幅2.6mのホーム。朝夕は乗客で溢れ返る
施工性・安全性に配慮した工法の変更
 狭隘な施工条件,営業線での工事のため,作業には細心の注意が必要なことは言うまでもない。当工事では,施工性と安全面に配慮した工法が随所に採用されている。

「コリジョンジェット工法」
 既設構造物は一部を残し,はつり出し,新設構造物と接合させる必要がある。このはつり作業に採用されたのが「コリジョンジェット工法」。高圧水の衝突噴流を利用し,はつり深さを制御するこの工法は,既設の躯体にマイクロクラックを発生させず,鉄筋を傷つけないという施工上のメリットだけでなく,騒音と振動を大きく低減できる。狭隘な駅を利用する乗降客にできるだけ不快感を与えないという配慮から,当初のブレーカーを使用する工法を変更し,採用された工法である。

「防護パネル」
 また,現場の梶原所長が“当工事の目玉”と表現するのは,既設構造物撤去工で営業線防護のために導入された「防護パネル」だ。
 当初予定した工法では,既設のコンクリート側壁の撤去作業は列車運行に支障を来たすため,深夜停電となるわずか3時間弱,なおかつ週に3日間程度しか施工できない。切断したコンクリートは,新設ホーム側からフォークリフトで搬出する予定だった。
 この工法では施工性が著しく低いため,営業線側に鋼製キーストンプレート(剛性を高めるため平板を折り曲げ加工した軽量形鋼)を防護パネルとして設置することで,昼夜自由にコンクリート撤去作業を行えるように工法変更を行った。
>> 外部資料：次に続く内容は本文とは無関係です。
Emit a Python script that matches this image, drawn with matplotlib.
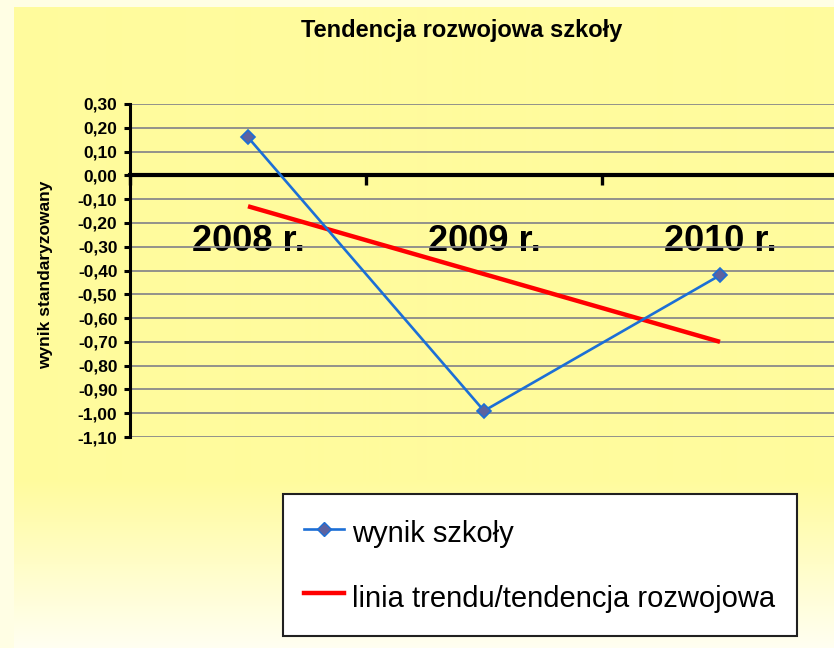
import matplotlib

matplotlib.use("Agg")
import matplotlib.pyplot as plt
import matplotlib.ticker as ticker
import numpy as np
from matplotlib.colors import to_rgb
from matplotlib.lines import Line2D

# ── Data ────────────────────────────────────────────────────────────────────
YEARS = ["2008 r.", "2009 r.", "2010 r."]
SCHOOL_SCORE = [0.16, -0.99, -0.42]
TREND_VALUES = [-0.13, -0.415, -0.70]
Y_TICKS = [0.30, 0.20, 0.10, 0.00, -0.10, -0.20, -0.30, -0.40, -0.50,
           -0.60, -0.70, -0.80, -0.90, -1.00, -1.10]

TITLE = "Tendencja rozwojowa szkoły"
Y_LABEL = "wynik standaryzowany"
LABEL_SCORE = "wynik szkoły"
LABEL_TREND = "linia trendu/tendencja rozwojowa"

# ── Style ───────────────────────────────────────────────────────────────────
BG_OUTER = "#FFFEE4"
BG_YELLOW = "#FFFB9D"
BG_PALE = "#FFFFF2"
COLOR_LINE = "#1C6FD6"
COLOR_MARKER = "#5C62A0"
COLOR_TREND = "#FF0000"
COLOR_GRID = "#8A8A8A"

W, H = 834, 648

plt.rcParams["font.family"] = ["Liberation Sans", "DejaVu Sans"]


def fmt_pl(v, _pos=None):
    v = round(v, 2)
    if v == 0:
        v = 0.0
    return f"{v:.2f}".replace(".", ",")


def main() -> None:
    fig = plt.figure(figsize=(W / 100, H / 100), dpi=100, facecolor=BG_OUTER)

    # chart-area background: yellow fading to pale at the bottom
    bg = fig.add_axes([14 / W, 0, 1 - 14 / W, 1 - 7 / H], zorder=0)
    rows = np.arange(H - 7)
    t = np.clip((rows + 7 - 480) / (H - 480), 0, 1)
    c0, c1 = np.array(to_rgb(BG_YELLOW)), np.array(to_rgb(BG_PALE))
    grad = c0[None, :] * (1 - t[:, None]) + c1[None, :] * t[:, None]
    bg.imshow(grad[:, None, :], aspect="auto", interpolation="bilinear")
    bg.set_axis_off()

    ax = fig.add_axes([130 / W, 1 - 437 / H, 708 / W, 333 / H], zorder=1)
    ax.set_facecolor("none")

    x = np.arange(len(YEARS))
    ax.plot(x, SCHOOL_SCORE, color=COLOR_LINE, linewidth=1.9, marker="D",
            markersize=7.5, markerfacecolor=COLOR_MARKER,
            markeredgecolor=COLOR_LINE, markeredgewidth=1.2, zorder=4,
            clip_on=False)
    ax.plot(x, TREND_VALUES, color=COLOR_TREND, linewidth=3.2, zorder=3,
            solid_capstyle="butt")

    ax.set_xlim(-0.5, 2.5)
    ax.set_ylim(-1.10, 0.30)
    ax.set_yticks(Y_TICKS)
    ax.yaxis.set_major_formatter(ticker.FuncFormatter(fmt_pl))
    ax.grid(True, axis="y", color=COLOR_GRID, linewidth=1.3, zorder=1)
    ax.set_axisbelow(True)

    for side in ("top", "right"):
        ax.spines[side].set_visible(False)
    ax.spines["left"].set_linewidth(2.2)
    ax.spines["bottom"].set_position(("data", 0))
    ax.spines["bottom"].set_linewidth(3.0)
    ax.spines["bottom"].set_zorder(2)

    ax.tick_params(axis="y", direction="out", length=4, width=2.2,
                   labelsize=12.5, pad=5)
    for lab in ax.get_yticklabels():
        lab.set_fontweight("bold")

    # category boundaries as major ticks, names as minor tick labels
    ax.set_xticks([-0.5, 0.5, 1.5, 2.5])
    ax.xaxis.set_major_formatter(ticker.NullFormatter())
    ax.set_xticks(x, minor=True)
    ax.set_xticklabels(YEARS, minor=True)
    ax.tick_params(axis="x", which="major", direction="out", length=7,
                   width=2.4)
    ax.tick_params(axis="x", which="minor", length=0, pad=35, labelsize=26)
    for lab in ax.get_xticklabels(minor=True):
        lab.set_fontweight("bold")

    fig.text(462 / W, 1 - 31 / H, TITLE, ha="center", va="center",
             fontsize=17, fontweight="bold")
    fig.text(46 / W, 1 - 275 / H, Y_LABEL, ha="center", va="center",
             rotation=90, fontsize=12.5, fontweight="bold")

    handles = [
        Line2D([], [], color=COLOR_LINE, linewidth=1.9, marker="D",
               markersize=7.5, markerfacecolor=COLOR_MARKER,
               markeredgecolor=COLOR_LINE),
        Line2D([], [], color=COLOR_TREND, linewidth=3.2),
    ]
    leg = fig.legend(handles, [LABEL_SCORE, LABEL_TREND], loc="upper left",
                     bbox_to_anchor=(283 / W, 1 - 494 / H), fontsize=21,
                     frameon=True, fancybox=False, framealpha=1,
                     facecolor="white", edgecolor="#202020",
                     handlelength=1.35, handletextpad=0.3, handleheight=1.45,
                     labelspacing=1.02, borderpad=0.73, borderaxespad=0,
                     numpoints=1)
    leg.get_frame().set_linewidth(1.5)

    fig.savefig("out.png", dpi=100, facecolor=BG_OUTER)
    plt.close(fig)


if __name__ == "__main__":
    main()
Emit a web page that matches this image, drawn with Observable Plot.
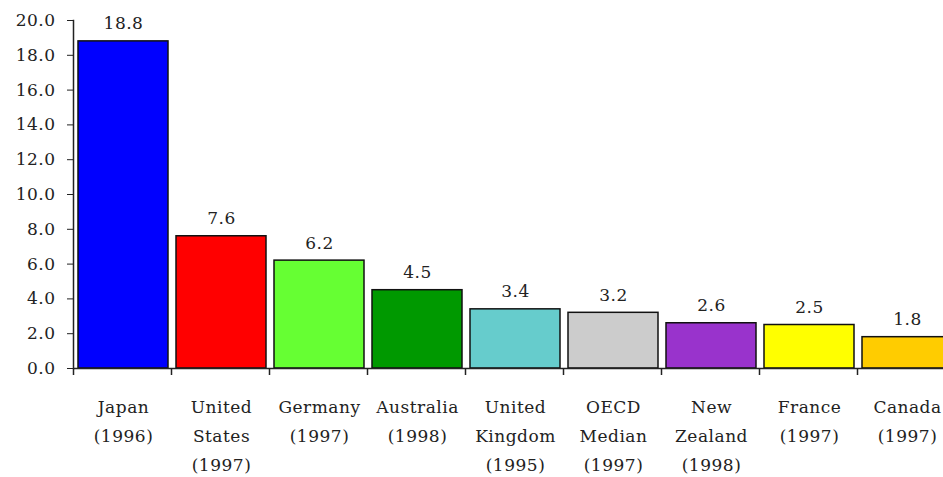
<!DOCTYPE html>
<html><head><meta charset="utf-8">
<script src="https://cdn.jsdelivr.net/npm/d3@7"></script>
<script src="https://cdn.jsdelivr.net/npm/@observablehq/plot@0.6"></script>
<style>
html,body{margin:0;padding:0;background:#fff;overflow:hidden;}
</style>
</head><body>
<div id="chart"></div>
<script>
const categories = ["Japan\n(1996)","United\nStates\n(1997)","Germany\n(1997)","Australia\n(1998)","United\nKingdom\n(1995)","OECD\nMedian\n(1997)","New\nZealand\n(1998)","France\n(1997)","Canada\n(1997)"];
const values = [18.8, 7.6, 6.2, 4.5, 3.4, 3.2, 2.6, 2.5, 1.8];
const colors = ["#0000FF","#FF0000","#66FF33","#009900","#66CCCC","#CCCCCC","#9933CC","#FFFF00","#FFCC00"];
const yTicks = [0,2,4,6,8,10,12,14,16,18,20];

const data = categories.map((c,i)=>({cat:c, value:values[i], color:colors[i]}));
const FF = "DejaVu Serif";

const chart = Plot.plot({
  width: 943,
  height: 477,
  marginLeft: 73,
  marginRight: 0,
  marginTop: 20,
  marginBottom: 109,
  style: {fontFamily: FF, fontSize: "17px", letterSpacing: "0.5px", color: "#222", background: "#fff"},
  x: {domain: categories, range: [73, 955], padding: 0, label: null},
  y: {domain: [0, 20], ticks: yTicks, label: null},
  marks: [
    Plot.barY(data, {x: "cat", y: "value", fill: "color", stroke: "#111", strokeWidth: 1.5, insetLeft: 5, insetRight: 3}),
    Plot.text(data, {x: "cat", y: "value", text: d => d.value.toFixed(1), lineAnchor: "bottom", dy: -12, dx: 1, fill: "#222", fontSize: 17, fontFamily: FF}),
    Plot.axisY({ticks: yTicks, tickFormat: d => d.toFixed(1), tickSize: 6, tickPadding: 12, fontSize: 17, fontFamily: FF, stroke: "#222"}),
    Plot.frame({anchor: "left", stroke: "#222", strokeWidth: 1.5}),
    Plot.ruleY([0], {stroke: "#222", strokeWidth: 1.5}),
    Plot.ruleX(categories, {x: d => d, dx: -49, y1: 0, y2: 0, insetBottom: -7, stroke: "#222", strokeWidth: 1.5}),
    Plot.axisX({tickSize: 0, tickPadding: 24, lineHeight: 1.7, fontSize: 17, fontFamily: FF, dx: 1})
  ]
});
document.getElementById("chart").appendChild(chart);
</script>
</body></html>
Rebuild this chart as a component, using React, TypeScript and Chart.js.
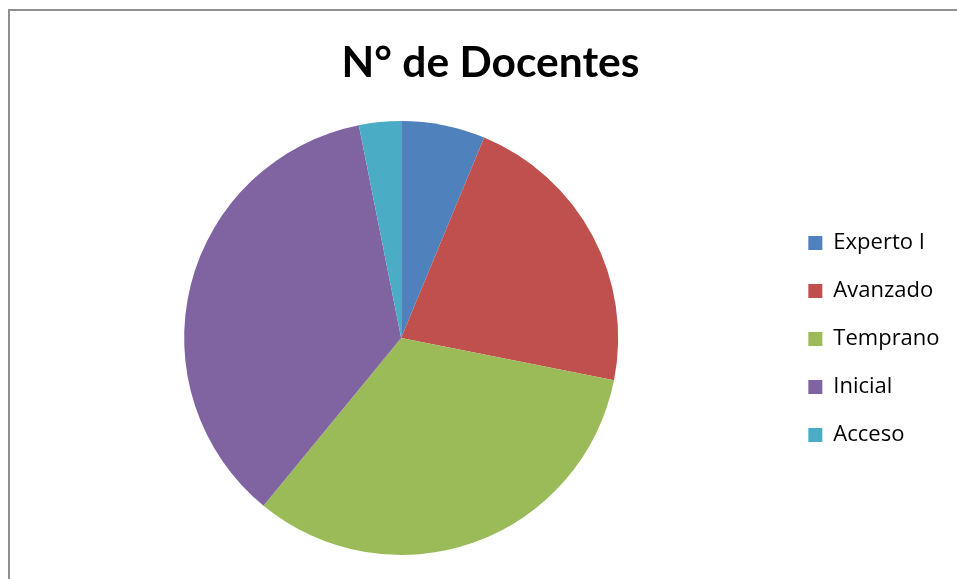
import React, { useEffect, useRef } from "react";
import { Chart, registerables } from "chart.js";

Chart.register(...registerables);

const title = "N° de Docentes";
const categories = ["Experto I", "Avanzado", "Temprano", "Inicial", "Acceso"];
const docentes = [4, 14, 21, 23, 2];
const colors = ["#4F81BD", "#C0504D", "#9BBB59", "#8064A2", "#4BACC6"];

export default function App() {
  const canvasRef = useRef<HTMLCanvasElement | null>(null);

  useEffect(() => {
    if (!canvasRef.current) return;
    const chart = new Chart(canvasRef.current, {
      type: "pie",
      data: {
        labels: categories,
        datasets: [
          {
            data: docentes,
            backgroundColor: colors,
            borderWidth: 0,
          },
        ],
      },
      options: {
        animation: false,
        responsive: false,
        maintainAspectRatio: false,
        layout: { padding: { left: 20, right: 9, top: 0, bottom: 24 } },
        plugins: {
          title: {
            display: true,
            text: title,
            color: "#000",
            font: { family: "Lato", size: 42.5, weight: "bold" },
            padding: { top: 37.5, bottom: 32.5 },
          },
          legend: {
            position: "right",
            align: "center",
            title: {
              display: true,
              text: "",
              font: { size: 10 },
              padding: { top: 111, bottom: 0 },
            },
            labels: {
              color: "#000",
              font: { family: "Open Sans", size: 22 },
              boxWidth: 14,
              boxHeight: 14,
              padding: 26,
              generateLabels: (chart: any) =>
                Chart.overrides.pie.plugins.legend.labels
                  .generateLabels(chart)
                  .map((item: any) => ({ ...item, text: item.text + "\u00a0\u00a0" })),
            },
          },
          tooltip: { enabled: false },
        },
      },
    });
    return () => chart.destroy();
  }, []);

  return (
    <div style={{ position: "absolute", left: 0, top: 0, width: 957, height: 579, overflow: "hidden", background: "#fff" }}>
      <div
        style={{
          position: "absolute",
          left: 8,
          top: 9,
          width: 1000,
          height: 600,
          borderLeft: "2px solid #8e8e8e",
          borderTop: "2px solid #8e8e8e",
        }}
      />
      <canvas ref={canvasRef} width={970} height={579} style={{ position: "absolute", left: 0, top: 0 }} />
    </div>
  );
}
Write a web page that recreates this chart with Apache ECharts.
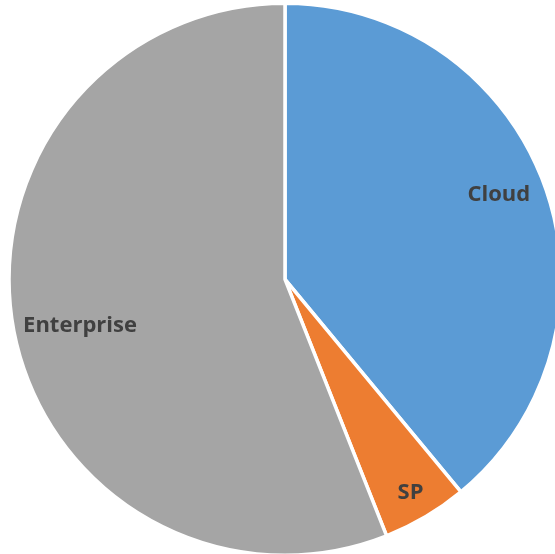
<!DOCTYPE html>
<html>
<head>
<meta charset="utf-8">
<script src="https://cdn.jsdelivr.net/npm/echarts@6/dist/echarts.min.js"></script>
<style>
html,body{margin:0;padding:0;background:#fff;}
#c{width:555px;height:554px;}
</style>
</head>
<body>
<div id="c"></div>
<script>
var categories = ['Cloud', 'SP', 'Enterprise'];
var values = [39, 5, 56];

var colors = ['#5B9BD5', '#ED7D31', '#A5A5A5'];
// label placement: [radius ratio, compass angle in degrees]
var labelPlace = [[0.838, 68.5], [0.902, 149.5], [0.766, 257.3]];
var CX = 285, CY = 279.3, R = 276, RL = 274.3;

var chart = echarts.init(document.getElementById('c'), null, {renderer: 'canvas'});
chart.setOption({
  backgroundColor: '#ffffff',
  animation: false,
  series: [{
    type: 'pie',
    center: [CX, CY],
    radius: [0, R],
    startAngle: 90,
    clockwise: true,
    avoidLabelOverlap: false,
    emphasis: {disabled: true},
    itemStyle: {borderColor: '#ffffff', borderWidth: 3.5},
    label: {
      show: true,
      position: 'inside',
      formatter: '{b}',
      color: '#404040',
      fontFamily: 'Open Sans',
      fontWeight: 'bold',
      fontSize: 22
    },
    labelLine: {show: false},
    labelLayout: function (p) {
      var lp = labelPlace[p.dataIndex];
      var a = lp[1] * Math.PI / 180;
      return {
        x: CX + lp[0] * RL * Math.sin(a),
        y: CY - lp[0] * RL * Math.cos(a),
        align: 'center',
        verticalAlign: 'middle'
      };
    },
    data: categories.map(function (c, i) {
      return {name: c, value: values[i], itemStyle: {color: colors[i]}};
    })
  }]
});
</script>
</body>
</html>
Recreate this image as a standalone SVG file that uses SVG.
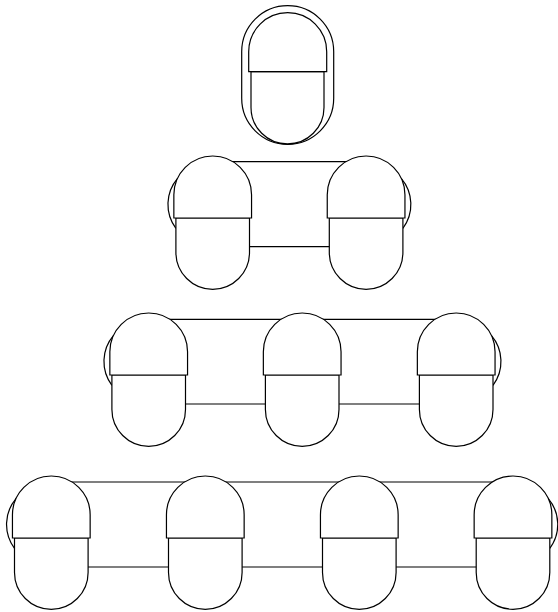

コンクリート搬出作業についても,上下に2分割した側壁をチェーンブロックで外側に引き出し,ブラケット上に仮受け,新設ホーム内天井部に設置した2.8t吊ホイストクレーン2基で搬出する工法へ変更した。
 この工法変更により,昼間の作業が可能になり,工程上大きなメリットを得ることが出来た。
着工前の狭小な駅施設
完成後。広々とした駅が誕生する
上下線の外側を掘削。既設の構造物をはつり,新設躯体と接合させる 既設側壁を撤去し,新ホームの構築が本格化する
防護パネルをホーム側壁に張り巡らせる。左は既設ホーム
側壁下部を撤去する。右の円柱は新ホームの柱
側壁を撤去し,防護パネルを取り外したところ。ほぼ完成した新ホームから,中央の既設ホームが見える
ホイストクレーンで側壁上部を撤去する。奥の防護パネルの外を列車が走る
既設躯体アーチ部撤去工事
 本年9月末に新設ホームの供用が開始されると,次に,当工事最大の難関である既設のアーチ型コンクリート躯体をワイヤーソーで切断し,場外へ搬出する作業が始まる。現在の改札口を閉鎖し,改札口を新設するためには既設の構造物を撤去する必要があるからだ。
 現在の駅東端部を覆っているアーチ型コンクリート躯体は,長さ約17m,幅約10m,厚さ80cm。この70年前に構築されたものとは思えない程の強固な構造物を35個に切断・分割し,夜間に1個ずつ150tクローラークレーンで地上へ吊り出す作業が始まる。切断されたコンクリート塊は1つが約36tにものぼる。
 この撤去工事は準備工事を含め,工期は約5ヵ月。引き続き新躯体の構築工事が3ヵ月間続く。来年5月末までは,現場のスタッフは息が抜けない毎日が続くことになる。
既設躯体アーチ部の撤去作業(模型)
2006年4月の駅開業をめざして
 アーチ部撤去後は地上部への出入口・通路工事,新改札口設置工事,内装・設備工事,仕上げ工事等が本格化し,土木工事から徐々に建築工事に比重が移る。
 今後の工事では,現在,駅の東側のみに設置されている改札口は西側にも設置され,乗客の利便性は格段に向上する。エレベータやエスカレータ等のバリアフリー設備を完備した駅は,2006年4月には市民生活を支える快適な施設として生まれ変わる。